Aim:
Your task is to retype the lines from the opening of the material through the line that includes "const shifts = [12, 9, 6, 3, 0];". Do not copy the pictures.

Recorded data:
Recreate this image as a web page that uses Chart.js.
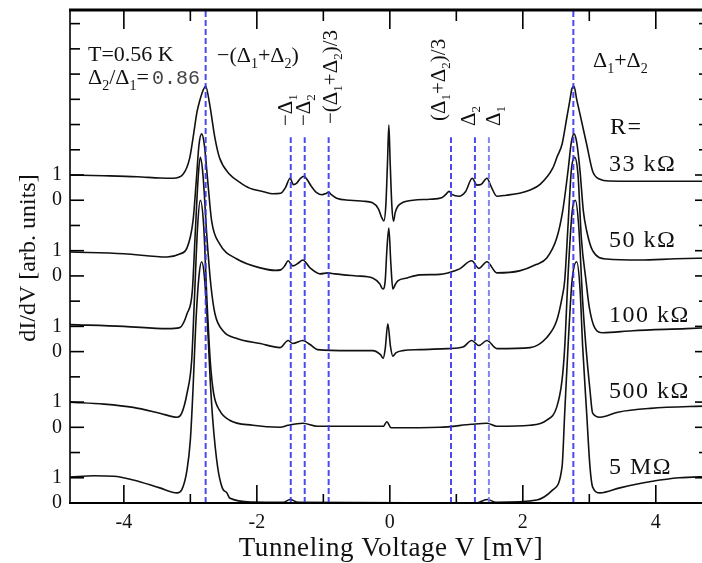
<!DOCTYPE html>
<html>
<head>
<meta charset="utf-8">
<script src="https://cdn.jsdelivr.net/npm/chart.js@4.4.0/dist/chart.umd.min.js"></script>
<style>
  html, body { margin: 0; padding: 0; overflow: hidden; background: #fff; }
  #wrap { width: 712px; height: 563px; }
</style>
</head>
<body>
<div id="wrap"><canvas id="spectra" width="712" height="563"></canvas></div>
<script>
// dI/dV spectra, one trace per junction resistance: [bias in mV, dI/dV in arb. units]
const resistances = ['33 kΩ', '50 kΩ', '100 kΩ', '500 kΩ', '5 MΩ'];
const shifts = [12, 9, 6, 3, 0];

const curve33k = [[-4.81,1.00],[-4.3,0.97],[-3.8,0.93],[-3.45,0.88],[-3.26,0.87],[-3.11,1.03],[-3.01,1.67],[-2.96,2.46],[-2.90,3.50],[-2.86,3.93],[-2.81,4.35],[-2.77,4.52],[-2.71,3.81],[-2.63,2.46],[-2.56,1.67],[-2.41,1.03],[-2.25,0.70],[-2.11,0.48],[-1.90,0.34],[-1.76,0.26],[-1.64,0.28],[-1.57,0.50],[-1.50,0.87],[-1.45,0.62],[-1.40,0.68],[-1.34,0.88],[-1.29,0.95],[-1.24,0.80],[-1.18,0.55],[-1.10,0.30],[-1.02,0.22],[-0.96,0.27],[-0.92,0.32],[-0.88,0.22],[-0.80,0.08],[-0.60,0.00],[-0.40,-0.04],[-0.26,-0.10],[-0.17,-0.35],[-0.12,-0.70],[-0.09,-0.82],[-0.06,-0.20],[-0.035,1.50],[-0.015,2.98],[0.005,1.50],[0.03,-0.20],[0.055,-0.83],[0.08,-0.50],[0.12,-0.24],[0.20,-0.08],[0.35,0.00],[0.60,0.04],[0.78,0.10],[0.85,0.25],[0.89,0.35],[0.94,0.22],[1.04,0.16],[1.14,0.35],[1.24,0.87],[1.31,0.60],[1.37,0.62],[1.46,0.87],[1.53,0.50],[1.61,0.16],[1.75,0.20],[1.95,0.28],[2.10,0.40],[2.26,0.63],[2.45,1.27],[2.52,1.75],[2.59,2.22],[2.66,3.25],[2.71,4.00],[2.74,4.44],[2.77,4.52],[2.81,4.00],[2.86,3.41],[2.96,2.22],[3.05,1.15],[3.16,0.83],[3.30,0.76],[3.70,0.75],[4.20,0.75],[4.80,0.75]];

const curve50k = [[-4.81,0.95],[-4.0,0.88],[-3.35,0.75],[-3.16,0.87],[-3.05,1.11],[-2.96,2.18],[-2.91,3.8],[-2.87,5.2],[-2.83,5.63],[-2.79,5.2],[-2.74,3.8],[-2.68,2.18],[-2.56,1.27],[-2.30,0.67],[-1.95,0.32],[-1.72,0.22],[-1.64,0.24],[-1.58,0.40],[-1.53,0.60],[-1.46,0.40],[-1.38,0.50],[-1.31,0.63],[-1.20,0.32],[-1.05,0.08],[-0.93,0.12],[-0.83,0.08],[-0.50,0.0],[-0.26,-0.08],[-0.15,-0.32],[-0.105,-0.52],[-0.07,-0.2],[-0.045,1.0],[-0.015,1.9],[0.015,0.5],[0.045,-0.52],[0.08,-0.35],[0.12,-0.2],[0.26,-0.08],[0.45,0.04],[0.75,0.06],[0.87,0.12],[1.05,0.28],[1.23,0.60],[1.34,0.30],[1.46,0.56],[1.61,0.12],[1.95,0.20],[2.20,0.45],[2.36,0.71],[2.51,1.50],[2.60,2.58],[2.68,4.17],[2.73,5.3],[2.77,5.63],[2.81,5.3],[2.86,4.17],[2.91,2.58],[2.96,1.79],[3.05,1.00],[3.26,0.67],[3.76,0.63],[4.30,0.68],[4.80,0.71]];

const curve100k = [[-4.81,1.07],[-4.0,1.0],[-3.35,0.91],[-3.16,0.95],[-3.05,1.5],[-2.97,2.42],[-2.93,4.5],[-2.88,7.0],[-2.85,7.7],[-2.81,7.0],[-2.75,4.5],[-2.69,2.6],[-2.63,1.5],[-2.51,0.83],[-2.30,0.52],[-1.95,0.32],[-1.65,0.16],[-1.53,0.44],[-1.46,0.32],[-1.31,0.44],[-1.20,0.28],[-1.09,0.08],[-0.60,0.04],[-0.26,0.04],[-0.14,-0.12],[-0.10,-0.26],[-0.07,0.1],[-0.03,1.1],[0.01,0.2],[0.045,-0.18],[0.09,-0.05],[0.20,0.04],[0.45,0.08],[0.87,0.12],[1.10,0.18],[1.23,0.44],[1.34,0.24],[1.46,0.44],[1.61,0.12],[2.11,0.16],[2.36,0.56],[2.51,1.23],[2.59,2.14],[2.63,2.82],[2.68,5.0],[2.73,7.2],[2.78,7.7],[2.83,7.0],[2.88,4.5],[2.95,2.82],[3.0,1.75],[3.08,0.95],[3.20,0.75],[3.65,0.83],[4.46,0.91],[4.80,0.95]];

const curve500k = [[-4.81,1.0],[-4.3,0.92],[-3.86,0.79],[-3.46,0.56],[-3.20,0.40],[-3.13,0.56],[-3.05,1.35],[-2.98,2.66],[-2.94,5.0],[-2.89,8.0],[-2.85,9.0],[-2.80,8.0],[-2.75,5.0],[-2.70,2.6],[-2.65,1.35],[-2.56,0.67],[-2.41,0.28],[-2.06,0.08],[-1.65,0.0],[-1.53,0.08],[-1.31,0.16],[-1.09,0.04],[-0.10,0.04],[-0.045,0.22],[0.02,-0.02],[0.75,0.0],[1.23,0.12],[1.46,0.16],[1.61,0.04],[2.11,0.08],[2.36,0.28],[2.51,0.80],[2.59,1.87],[2.63,3.17],[2.68,6.0],[2.74,8.5],[2.79,9.0],[2.84,8.0],[2.90,5.0],[2.95,3.17],[3.01,1.47],[3.05,0.56],[3.16,0.40],[3.43,0.60],[3.92,0.75],[4.80,0.85]];

const curve5M = [[-4.81,1.03],[-4.45,1.08],[-4.15,1.06],[-3.86,0.91],[-3.46,0.60],[-3.20,0.40],[-3.13,0.52],[-3.05,1.31],[-3.00,2.5],[-2.96,4.5],[-2.92,7.0],[-2.87,9.0],[-2.83,9.56],[-2.79,9.0],[-2.74,7.0],[-2.70,4.8],[-2.66,3.2],[-2.59,1.43],[-2.52,0.6],[-2.45,0.4],[-2.41,0.2],[-2.06,0.04],[-1.60,0.03],[-1.50,0.14],[-1.38,0.03],[1.30,0.0],[1.46,0.14],[1.60,0.03],[2.21,0.12],[2.45,0.52],[2.59,1.43],[2.63,3.57],[2.68,6.2],[2.74,8.8],[2.81,9.56],[2.86,8.5],[2.90,6.2],[2.96,3.57],[3.01,1.43],[3.05,0.63],[3.16,0.40],[3.46,0.60],[3.95,0.86],[4.35,1.00],[4.80,1.05]];

const curves = [curve33k, curve50k, curve100k, curve500k, curve5M];

// gap features: ±(Δ1+Δ2), ±Δ1, ±Δ2, ±(Δ1+Δ2)/3  (mV)
const markerV = [-2.77, -1.49, -1.28, -0.92, 0.92, 1.28, 1.49, 2.76];
const markerTop = [19.6, 14.5, 14.5, 14.5, 14.5, 14.5, 14.5, 19.6];

const xMajor = [-4, -2, 0, 2, 4];
const xMinor = [-3, -1, 1, 3];
const yTicks = [0,1,2,3,4,5,6,7,8,9,10,11,12,13,14,15,16,17,18,19];
const yLabelled = [0, 1, 3, 4, 6, 7, 9, 10, 12, 13];
const yLabelText = ['0', '1', '0', '1', '0', '1', '0', '1', '0', '1'];

const SERIF = '"Liberation Serif", "Times New Roman", serif';
const MONO = '"Liberation Mono", "DejaVu Sans Mono", monospace';

const datasets = [];
markerV.forEach((v, i) => {
  datasets.push({
    data: [{x: v, y: 0}, {x: v, y: markerTop[i]}],
    borderColor: i === 6 ? 'rgba(120,120,240,0.9)' : 'rgba(55,55,235,0.9)',
    borderWidth: 2,
    borderDash: [6, 3],
    pointRadius: 0,
    showLine: true
  });
});
curves.forEach((c, i) => {
  datasets.push({
    data: c.map(p => ({x: p[0], y: p[1] + shifts[i]})),
    borderColor: '#111',
    borderWidth: 1.6,
    pointRadius: 0,
    showLine: true,
    cubicInterpolationMode: 'monotone'
  });
});

// draw text made of normal and subscript pieces; subscripts are given as [text]
function rich(ctx, parts, x, y, size, font) {
  let cx = x;
  parts.forEach(p => {
    const sub = Array.isArray(p);
    const t = sub ? p[0] : p;
    ctx.font = (sub ? Math.round(size * 0.62) : size) + 'px ' + (font || SERIF);
    ctx.fillText(t, cx, sub ? y + size * 0.26 : y);
    cx += ctx.measureText(t).width;
  });
}

function seg(ctx, x1, y1, x2, y2) {
  ctx.beginPath();
  ctx.moveTo(x1, y1);
  ctx.lineTo(x2, y2);
  ctx.stroke();
}

const frame = {
  id: 'frame',
  afterDraw(chart) {
    const {ctx, chartArea: a, scales: {x, y}} = chart;
    ctx.save();
    ctx.strokeStyle = '#000';
    ctx.fillStyle = '#111';

    // ticks, pointing inwards on all four sides
    ctx.lineWidth = 1.6;
    xMajor.forEach(v => {
      const px = x.getPixelForValue(v);
      seg(ctx, px, a.bottom, px, a.bottom - 18);
      seg(ctx, px, a.top, px, a.top + 19);
    });
    xMinor.forEach(v => {
      const px = x.getPixelForValue(v);
      seg(ctx, px, a.bottom, px, a.bottom - 9);
      seg(ctx, px, a.top, px, a.top + 11);
    });
    yTicks.forEach(v => {
      const py = y.getPixelForValue(v);
      const len = yLabelled.includes(v) ? 14 : 10;
      seg(ctx, a.left, py, a.left + len, py);
      seg(ctx, a.right, py, a.right - len, py);
    });

    // frame
    ctx.lineWidth = 1.6;
    seg(ctx, a.left, a.top, a.left, a.bottom);
    seg(ctx, a.right, a.top, a.right, a.bottom);
    ctx.lineWidth = 2.2;
    seg(ctx, a.left - 1, a.bottom, a.right, a.bottom);
    ctx.lineWidth = 3;
    seg(ctx, a.left - 1, a.top, a.right, a.top);

    // tick labels
    ctx.font = '20px ' + SERIF;
    ctx.textAlign = 'center';
    ctx.textBaseline = 'middle';
    xMajor.forEach(v => ctx.fillText(String(v), x.getPixelForValue(v), a.bottom + 20));
    ctx.textAlign = 'right';
    yLabelled.forEach((v, i) => ctx.fillText(yLabelText[i], a.left - 8, y.getPixelForValue(v)));

    // axis titles
    ctx.textAlign = 'center';
    ctx.font = '27px ' + SERIF;
    ctx.letterSpacing = '0.6px';
    ctx.fillText('Tunneling Voltage V [mV]', 391, a.bottom + 46);
    ctx.letterSpacing = '0px';
    ctx.save();
    ctx.translate(29, 258);
    ctx.rotate(-Math.PI / 2);
    ctx.font = '24px ' + SERIF;
    ctx.fillText('dI/dV [arb. units]', 0, 0);
    ctx.restore();

    // annotations
    ctx.textAlign = 'left';
    ctx.textBaseline = 'alphabetic';
    ctx.font = '22px ' + SERIF;
    ctx.fillText('T=0.56 K', 88, 61);
    rich(ctx, ['Δ', ['2'], '/Δ', ['1'], '='], 88, 84, 22);
    ctx.fillStyle = '#444';
    ctx.font = '20px ' + MONO;
    ctx.fillText('0.86', 152, 84);
    ctx.fillStyle = '#111';
    rich(ctx, ['−(Δ', ['1'], '+Δ', ['2'], ')'], 217, 62, 22);
    rich(ctx, ['Δ', ['1'], '+Δ', ['2']], 593, 67, 22);

    // rotated labels above the dashed lines: [x centre, lower end, pieces]
    const tags = [
      [285, 126, ['−Δ', ['1']]],
      [303, 126, ['−Δ', ['2']]],
      [330, 124, ['−(Δ', ['1'], '+Δ', ['2'], ')/3']],
      [438, 121, ['(Δ', ['1'], '+Δ', ['2'], ')/3']],
      [468, 126, ['Δ', ['2']]],
      [493, 126, ['Δ', ['1']]]
    ];
    tags.forEach(t => {
      ctx.save();
      ctx.translate(t[0] + 7, t[1]);
      ctx.rotate(-Math.PI / 2);
      rich(ctx, t[2], 0, 0, 21);
      ctx.restore();
    });

    // resistance labels at the right
    ctx.font = '24px ' + SERIF;
    ctx.letterSpacing = '1.5px';
    ctx.fillText('R=', 610, 134);
    shifts.forEach((s, i) => {
      const py = y.getPixelForValue(s + 1) - 4;
      ctx.fillText(resistances[i], 609, py);
    });
    ctx.letterSpacing = '0px';
    ctx.restore();
  }
};

new Chart(document.getElementById('spectra'), {
  type: 'scatter',
  data: {datasets},
  options: {
    responsive: false,
    animation: false,
    devicePixelRatio: 1,
    layout: {padding: {left: 70, top: 10, right: 3, bottom: 60}},
    plugins: {legend: {display: false}, tooltip: {enabled: false}},
    scales: {
      x: {type: 'linear', min: -4.81, max: 4.8, display: false},
      y: {type: 'linear', min: 0, max: 19.54, display: false}
    }
  },
  plugins: [frame]
});
</script>
</body>
</html>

Solution to the problem:
Recreate this image as a web page that uses Chart.js.
<!DOCTYPE html>
<html>
<head>
<meta charset="utf-8">
<script src="https://cdn.jsdelivr.net/npm/chart.js@4.4.0/dist/chart.umd.min.js"></script>
<style>
  html, body { margin: 0; padding: 0; overflow: hidden; background: #fff; }
  #wrap { width: 712px; height: 563px; }
</style>
</head>
<body>
<div id="wrap"><canvas id="spectra" width="712" height="563"></canvas></div>
<script>
// dI/dV spectra, one trace per junction resistance: [bias in mV, dI/dV in arb. units]
const resistances = ['33 kΩ', '50 kΩ', '100 kΩ', '500 kΩ', '5 MΩ'];
const shifts = [12, 9, 6, 3, 0];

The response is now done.